§ **Data shown**:
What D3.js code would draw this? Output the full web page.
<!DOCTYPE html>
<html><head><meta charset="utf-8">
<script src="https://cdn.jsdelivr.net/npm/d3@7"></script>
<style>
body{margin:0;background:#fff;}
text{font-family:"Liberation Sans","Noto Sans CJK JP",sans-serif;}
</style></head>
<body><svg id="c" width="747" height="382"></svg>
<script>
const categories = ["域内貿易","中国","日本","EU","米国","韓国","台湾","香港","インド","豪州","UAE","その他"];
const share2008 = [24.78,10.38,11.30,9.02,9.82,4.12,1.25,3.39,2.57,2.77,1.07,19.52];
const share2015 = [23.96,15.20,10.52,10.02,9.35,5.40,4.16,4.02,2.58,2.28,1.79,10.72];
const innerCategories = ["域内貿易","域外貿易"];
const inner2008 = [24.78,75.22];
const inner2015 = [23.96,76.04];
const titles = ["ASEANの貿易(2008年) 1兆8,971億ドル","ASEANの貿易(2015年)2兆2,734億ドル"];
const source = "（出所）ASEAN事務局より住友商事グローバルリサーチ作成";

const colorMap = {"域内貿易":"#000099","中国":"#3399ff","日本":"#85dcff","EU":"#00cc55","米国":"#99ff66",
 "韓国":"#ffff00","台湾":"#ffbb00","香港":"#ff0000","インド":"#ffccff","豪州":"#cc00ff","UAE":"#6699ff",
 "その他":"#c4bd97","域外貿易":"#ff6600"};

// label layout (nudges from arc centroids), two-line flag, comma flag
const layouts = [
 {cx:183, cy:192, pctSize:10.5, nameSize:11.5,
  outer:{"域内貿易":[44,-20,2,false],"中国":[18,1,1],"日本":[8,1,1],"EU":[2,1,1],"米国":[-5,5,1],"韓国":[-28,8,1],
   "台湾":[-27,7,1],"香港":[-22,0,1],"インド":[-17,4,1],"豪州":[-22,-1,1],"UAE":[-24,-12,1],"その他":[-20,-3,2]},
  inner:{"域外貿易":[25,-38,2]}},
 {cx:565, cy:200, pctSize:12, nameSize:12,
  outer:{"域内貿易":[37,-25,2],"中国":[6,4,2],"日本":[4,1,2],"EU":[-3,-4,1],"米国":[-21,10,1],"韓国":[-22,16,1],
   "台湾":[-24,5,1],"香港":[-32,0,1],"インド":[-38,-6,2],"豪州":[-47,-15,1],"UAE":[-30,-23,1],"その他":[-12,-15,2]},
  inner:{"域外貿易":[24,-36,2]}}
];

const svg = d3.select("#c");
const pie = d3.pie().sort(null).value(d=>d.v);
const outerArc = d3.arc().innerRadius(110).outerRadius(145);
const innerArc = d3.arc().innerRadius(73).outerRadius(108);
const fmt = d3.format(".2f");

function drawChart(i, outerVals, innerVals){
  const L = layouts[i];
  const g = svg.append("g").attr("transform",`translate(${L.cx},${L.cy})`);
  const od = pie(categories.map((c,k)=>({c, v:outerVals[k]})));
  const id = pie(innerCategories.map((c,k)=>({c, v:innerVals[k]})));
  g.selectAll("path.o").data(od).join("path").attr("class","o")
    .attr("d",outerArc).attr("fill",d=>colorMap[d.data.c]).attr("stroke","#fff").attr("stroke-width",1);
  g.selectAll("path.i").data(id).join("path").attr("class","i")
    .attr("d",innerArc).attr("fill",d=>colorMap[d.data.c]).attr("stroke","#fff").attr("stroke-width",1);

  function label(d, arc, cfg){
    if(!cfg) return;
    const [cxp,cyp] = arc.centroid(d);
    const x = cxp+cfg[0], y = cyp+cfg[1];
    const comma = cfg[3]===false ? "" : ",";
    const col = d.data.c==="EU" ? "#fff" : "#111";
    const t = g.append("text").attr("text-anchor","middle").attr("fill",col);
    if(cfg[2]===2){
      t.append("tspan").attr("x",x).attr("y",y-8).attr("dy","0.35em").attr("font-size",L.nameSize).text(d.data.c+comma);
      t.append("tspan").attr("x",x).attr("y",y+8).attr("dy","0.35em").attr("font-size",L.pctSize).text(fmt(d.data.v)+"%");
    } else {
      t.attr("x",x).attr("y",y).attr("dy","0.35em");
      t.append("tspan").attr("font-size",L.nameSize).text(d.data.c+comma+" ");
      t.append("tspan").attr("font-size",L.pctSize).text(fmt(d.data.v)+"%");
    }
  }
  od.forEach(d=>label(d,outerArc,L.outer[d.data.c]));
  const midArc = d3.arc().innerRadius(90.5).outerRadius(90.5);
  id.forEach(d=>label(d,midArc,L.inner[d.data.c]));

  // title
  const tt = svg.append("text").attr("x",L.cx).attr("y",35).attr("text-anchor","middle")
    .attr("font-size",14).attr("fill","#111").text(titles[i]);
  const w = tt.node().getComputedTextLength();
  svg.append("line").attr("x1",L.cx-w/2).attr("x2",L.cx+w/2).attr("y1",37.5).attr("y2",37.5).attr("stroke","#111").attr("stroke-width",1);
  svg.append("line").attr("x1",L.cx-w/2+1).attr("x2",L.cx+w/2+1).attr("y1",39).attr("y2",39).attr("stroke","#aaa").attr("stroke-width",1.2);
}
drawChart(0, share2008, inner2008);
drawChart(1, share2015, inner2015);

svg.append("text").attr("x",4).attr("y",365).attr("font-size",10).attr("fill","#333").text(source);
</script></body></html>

§ **Exercise objective**: Repeat the material above exactly.

§ **Reply**:
What D3.js code would draw this? Output the full web page.
<!DOCTYPE html>
<html><head><meta charset="utf-8">
<script src="https://cdn.jsdelivr.net/npm/d3@7"></script>
<style>
body{margin:0;background:#fff;}
text{font-family:"Liberation Sans","Noto Sans CJK JP",sans-serif;}
</style></head>
<body><svg id="c" width="747" height="382"></svg>
<script>
const categories = ["域内貿易","中国","日本","EU","米国","韓国","台湾","香港","インド","豪州","UAE","その他"];
const share2008 = [24.78,10.38,11.30,9.02,9.82,4.12,1.25,3.39,2.57,2.77,1.07,19.52];
const share2015 = [23.96,15.20,10.52,10.02,9.35,5.40,4.16,4.02,2.58,2.28,1.79,10.72];
const innerCategories = ["域内貿易","域外貿易"];
const inner2008 = [24.78,75.22];
const inner2015 = [23.96,76.04];
const titles = ["ASEANの貿易(2008年) 1兆8,971億ドル","ASEANの貿易(2015年)2兆2,734億ドル"];
const source = "（出所）ASEAN事務局より住友商事グローバルリサーチ作成";

const colorMap = {"域内貿易":"#000099","中国":"#3399ff","日本":"#85dcff","EU":"#00cc55","米国":"#99ff66",
 "韓国":"#ffff00","台湾":"#ffbb00","香港":"#ff0000","インド":"#ffccff","豪州":"#cc00ff","UAE":"#6699ff",
 "その他":"#c4bd97","域外貿易":"#ff6600"};

// label layout (nudges from arc centroids), two-line flag, comma flag
const layouts = [
 {cx:183, cy:192, pctSize:10.5, nameSize:11.5,
  outer:{"域内貿易":[44,-20,2,false],"中国":[18,1,1],"日本":[8,1,1],"EU":[2,1,1],"米国":[-5,5,1],"韓国":[-28,8,1],
   "台湾":[-27,7,1],"香港":[-22,0,1],"インド":[-17,4,1],"豪州":[-22,-1,1],"UAE":[-24,-12,1],"その他":[-20,-3,2]},
  inner:{"域外貿易":[25,-38,2]}},
 {cx:565, cy:200, pctSize:12, nameSize:12,
  outer:{"域内貿易":[37,-25,2],"中国":[6,4,2],"日本":[4,1,2],"EU":[-3,-4,1],"米国":[-21,10,1],"韓国":[-22,16,1],
   "台湾":[-24,5,1],"香港":[-32,0,1],"インド":[-38,-6,2],"豪州":[-47,-15,1],"UAE":[-30,-23,1],"その他":[-12,-15,2]},
  inner:{"域外貿易":[24,-36,2]}}
];

const svg = d3.select("#c");
const pie = d3.pie().sort(null).value(d=>d.v);
const outerArc = d3.arc().innerRadius(110).outerRadius(145);
const innerArc = d3.arc().innerRadius(73).outerRadius(108);
const fmt = d3.format(".2f");

function drawChart(i, outerVals, innerVals){
  const L = layouts[i];
  const g = svg.append("g").attr("transform",`translate(${L.cx},${L.cy})`);
  const od = pie(categories.map((c,k)=>({c, v:outerVals[k]})));
  const id = pie(innerCategories.map((c,k)=>({c, v:innerVals[k]})));
  g.selectAll("path.o").data(od).join("path").attr("class","o")
    .attr("d",outerArc).attr("fill",d=>colorMap[d.data.c]).attr("stroke","#fff").attr("stroke-width",1);
  g.selectAll("path.i").data(id).join("path").attr("class","i")
    .attr("d",innerArc).attr("fill",d=>colorMap[d.data.c]).attr("stroke","#fff").attr("stroke-width",1);

  function label(d, arc, cfg){
    if(!cfg) return;
    const [cxp,cyp] = arc.centroid(d);
    const x = cxp+cfg[0], y = cyp+cfg[1];
    const comma = cfg[3]===false ? "" : ",";
    const col = d.data.c==="EU" ? "#fff" : "#111";
    const t = g.append("text").attr("text-anchor","middle").attr("fill",col);
    if(cfg[2]===2){
      t.append("tspan").attr("x",x).attr("y",y-8).attr("dy","0.35em").attr("font-size",L.nameSize).text(d.data.c+comma);
      t.append("tspan").attr("x",x).attr("y",y+8).attr("dy","0.35em").attr("font-size",L.pctSize).text(fmt(d.data.v)+"%");
    } else {
      t.attr("x",x).attr("y",y).attr("dy","0.35em");
      t.append("tspan").attr("font-size",L.nameSize).text(d.data.c+comma+" ");
      t.append("tspan").attr("font-size",L.pctSize).text(fmt(d.data.v)+"%");
    }
  }
  od.forEach(d=>label(d,outerArc,L.outer[d.data.c]));
  const midArc = d3.arc().innerRadius(90.5).outerRadius(90.5);
  id.forEach(d=>label(d,midArc,L.inner[d.data.c]));

  // title
  const tt = svg.append("text").attr("x",L.cx).attr("y",35).attr("text-anchor","middle")
    .attr("font-size",14).attr("fill","#111").text(titles[i]);
  const w = tt.node().getComputedTextLength();
  svg.append("line").attr("x1",L.cx-w/2).attr("x2",L.cx+w/2).attr("y1",37.5).attr("y2",37.5).attr("stroke","#111").attr("stroke-width",1);
  svg.append("line").attr("x1",L.cx-w/2+1).attr("x2",L.cx+w/2+1).attr("y1",39).attr("y2",39).attr("stroke","#aaa").attr("stroke-width",1.2);
}
drawChart(0, share2008, inner2008);
drawChart(1, share2015, inner2015);

svg.append("text").attr("x",4).attr("y",365).attr("font-size",10).attr("fill","#333").text(source);
</script></body></html>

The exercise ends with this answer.